El Salvador and Hotdogs

I happened across this article in the Boston.com News, which happend to be about El Salvador and U.S fast foods. The author made some really interesting points in the article that I felt would be good to summarize here considing that in about a month we'll be observing and breathing the situation first-hand:

  • Some 20 percent of El Salvador's population regularly purchases US food items. With more women joining the labor force and fewer of them at home to assist in food preparation, the demand for convenience and fast foods is increasing.
  • US foods such as hot dogs and hamburgers are preferred by the younger generation, as are American-style food courts in urban shopping centres
  • Generally, people living in urban areas consume more bread and meats than tortillas and beans.
  • 48 percent of the people remain in poverty
  • Salvadorans receive nearly $3 billion a year in remittances from relatives in the United States and the country would
This quote made me think...a lot:
''Globalization might help some people, but we also have Salvadorans in the US who never buy new clothes, go to the worst schools, and who send money home to people who purchase the most expensive shoes, and shop for the biggest televisions in the malls in El Salvador. It ends up being poor dollars sent by poor people, and for what?"
And that's what I'm doing. Thinking about the different realities that exist in this world and how reality is fact a social construct.

3 comentarios:

Beaver dijo...

Hmmm interestingly enough, in Haiti (the country of sugar cane), sugar is imported from Miami because it is cheaper to do so then to invest in local sugar production.

Maybe the same pattern exists for the Haitians abroad... I'll have to look into that.

Interesting reflexions. Thanks !

Laurie dijo...

That quote is sad because it is so true. While there are families who take full advantage of the remittences to send their kids to better schools or save or eat, many do buy expensive clothes and televisions.

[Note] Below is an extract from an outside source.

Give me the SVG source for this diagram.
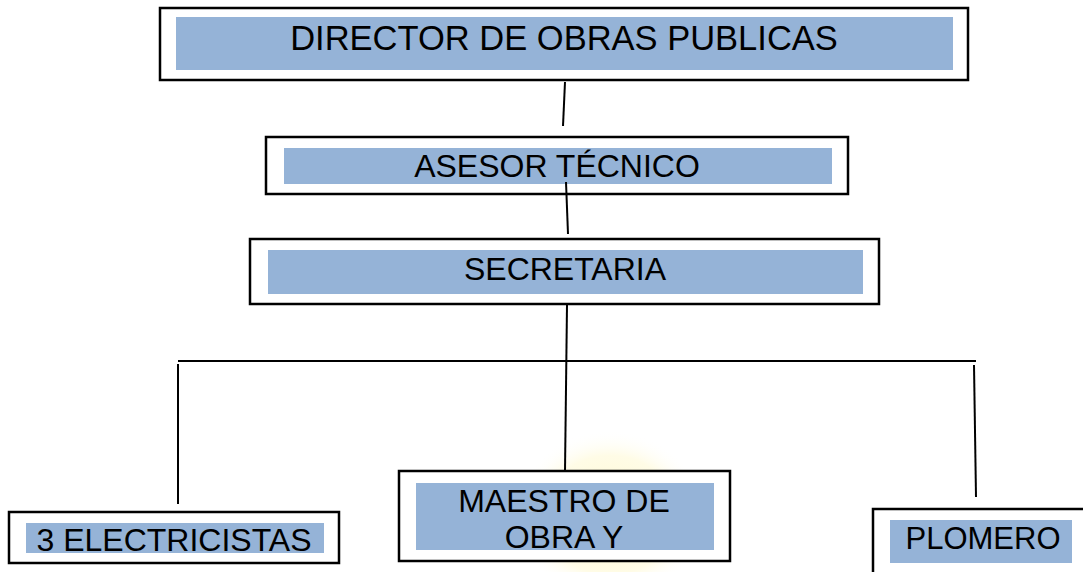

Still, why does the cycle continue?

Dirty Flamingo dijo...

I think although remittences help families, no matter which country they are from, they also cause them to live beyond their "normal" means and become dependant.

If the people who DO buy expensive things would have to save and save and save for them, I think by the time they finished saving they would rather spend the money on something else.

Haiti produces heaps of sugar! I would have though that the last place they would import sugar from (if they did) would be from America. Perhaps it has to do with the CAFTA and tariffs or something...interesting thought!